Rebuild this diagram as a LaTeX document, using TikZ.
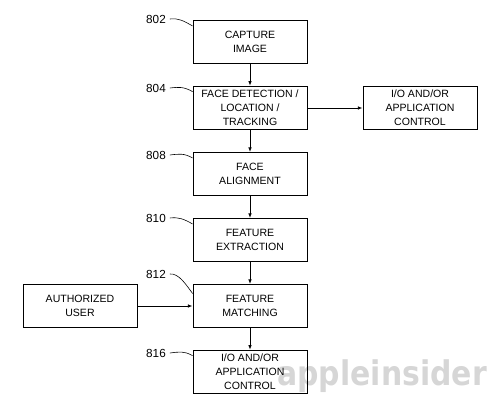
\documentclass[tikz,border=0pt]{standalone}
\usepackage{fontspec}
\setmainfont{Liberation Sans}
\newfontfamily\markfont{DejaVu Sans}
\usetikzlibrary{arrows.meta}

\begin{document}
\begin{tikzpicture}[x=0.03cm, y=-0.03cm, node distance=1.98cm,
    main/.style = {draw, rectangle, minimum width=3.42cm, minimum height=1.29cm, align=center, font=\fontsize{9}{12}\selectfont, line width=0.7pt},
    num/.style = {font=\fontsize{10}{12}\selectfont},
    lead/.style = {line width=0.5pt},
    flow/.style = {-{Latex[length=4pt,width=3pt]}, line width=0.7pt}]
            \useasboundingbox (0,0) rectangle (494,403);
            \node[text=black!16, font=\markfont\bfseries\fontsize{29}{29}\selectfont, anchor=base, xscale=0.88, inner sep=0pt](wm) at (382,386) {appleinsider};

            \node[main](802) at (250,42) {CAPTURE\\IMAGE};
            \node[main](804)[below of=802]{FACE DETECTION /\\LOCATION /\\TRACKING};
            \node[main](808)[below of=804]{FACE\\ALIGNMENT};
            \node[main](810)[below of=808]{FEATURE\\EXTRACTION};
            \node[main](812)[below of=810]{FEATURE\\MATCHING};
            \node[main](816)[below of=812]{I/O AND/OR\\APPLICATION\\CONTROL};
            \node[main](io)[right of=804, node distance=5.1cm]{I/O AND/OR\\APPLICATION\\CONTROL};
            \node[main](user)[left of=812, node distance=5.1cm]{AUTHORIZED\\USER};

            \draw[flow] (802) -- (804);\draw[flow] (804) -- (808);\draw[flow] (808) -- (810);
            \draw[flow] (810) -- (812);\draw[flow] (812) -- (816);
            \draw[flow] (804) -- (io);\draw[flow] (user) -- (812);

            \node[num](l802) at (156,19) {802};
            \node[num](l804) at (156,88) {804};
            \node[num](l808) at (156,155) {808};
            \node[num](l810) at (156,218) {810};
            \node[num](l812) at (156,274) {812};
            \node[num](l816) at (156,353) {816};

            \draw[lead] (l802.east) .. controls +(9,-1) and +(-9,-5) .. ([yshift=-5pt]802.north west);
            \draw[lead] (l804.east) .. controls +(9,-1) and +(-9,-5) .. ([yshift=-5pt]804.north west);
            \draw[lead] (l808.east) .. controls +(9,-1) and +(-9,-5) .. ([yshift=-5pt]808.north west);
            \draw[lead] (l810.east) .. controls +(9,-1) and +(-9,-5) .. ([yshift=-5pt]810.north west);
            \draw[lead] (l812.east) .. controls +(9,-1) and +(-6,-8) .. ([yshift=-8pt]812.north west);
            \draw[lead] (l816.east) .. controls +(9,-1) and +(-9,-5) .. ([yshift=-5pt]816.north west);
        \end{tikzpicture}
\end{document}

### Problem requirements
Restate the whole listing above exactly, except for its images.

### Reply
Rebuild this diagram as a LaTeX document, using TikZ.
\documentclass[tikz,border=0pt]{standalone}
\usepackage{fontspec}
\setmainfont{Liberation Sans}
\newfontfamily\markfont{DejaVu Sans}
\usetikzlibrary{arrows.meta}

\begin{document}
\begin{tikzpicture}[x=0.03cm, y=-0.03cm, node distance=1.98cm,
    main/.style = {draw, rectangle, minimum width=3.42cm, minimum height=1.29cm, align=center, font=\fontsize{9}{12}\selectfont, line width=0.7pt},
    num/.style = {font=\fontsize{10}{12}\selectfont},
    lead/.style = {line width=0.5pt},
    flow/.style = {-{Latex[length=4pt,width=3pt]}, line width=0.7pt}]
            \useasboundingbox (0,0) rectangle (494,403);
            \node[text=black!16, font=\markfont\bfseries\fontsize{29}{29}\selectfont, anchor=base, xscale=0.88, inner sep=0pt](wm) at (382,386) {appleinsider};

            \node[main](802) at (250,42) {CAPTURE\\IMAGE};
            \node[main](804)[below of=802]{FACE DETECTION /\\LOCATION /\\TRACKING};
            \node[main](808)[below of=804]{FACE\\ALIGNMENT};
            \node[main](810)[below of=808]{FEATURE\\EXTRACTION};
            \node[main](812)[below of=810]{FEATURE\\MATCHING};
            \node[main](816)[below of=812]{I/O AND/OR\\APPLICATION\\CONTROL};
            \node[main](io)[right of=804, node distance=5.1cm]{I/O AND/OR\\APPLICATION\\CONTROL};
            \node[main](user)[left of=812, node distance=5.1cm]{AUTHORIZED\\USER};

            \draw[flow] (802) -- (804);\draw[flow] (804) -- (808);\draw[flow] (808) -- (810);
            \draw[flow] (810) -- (812);\draw[flow] (812) -- (816);
            \draw[flow] (804) -- (io);\draw[flow] (user) -- (812);

            \node[num](l802) at (156,19) {802};
            \node[num](l804) at (156,88) {804};
            \node[num](l808) at (156,155) {808};
            \node[num](l810) at (156,218) {810};
            \node[num](l812) at (156,274) {812};
            \node[num](l816) at (156,353) {816};

            \draw[lead] (l802.east) .. controls +(9,-1) and +(-9,-5) .. ([yshift=-5pt]802.north west);
            \draw[lead] (l804.east) .. controls +(9,-1) and +(-9,-5) .. ([yshift=-5pt]804.north west);
            \draw[lead] (l808.east) .. controls +(9,-1) and +(-9,-5) .. ([yshift=-5pt]808.north west);
            \draw[lead] (l810.east) .. controls +(9,-1) and +(-9,-5) .. ([yshift=-5pt]810.north west);
            \draw[lead] (l812.east) .. controls +(9,-1) and +(-6,-8) .. ([yshift=-8pt]812.north west);
            \draw[lead] (l816.east) .. controls +(9,-1) and +(-9,-5) .. ([yshift=-5pt]816.north west);
        \end{tikzpicture}
\end{document}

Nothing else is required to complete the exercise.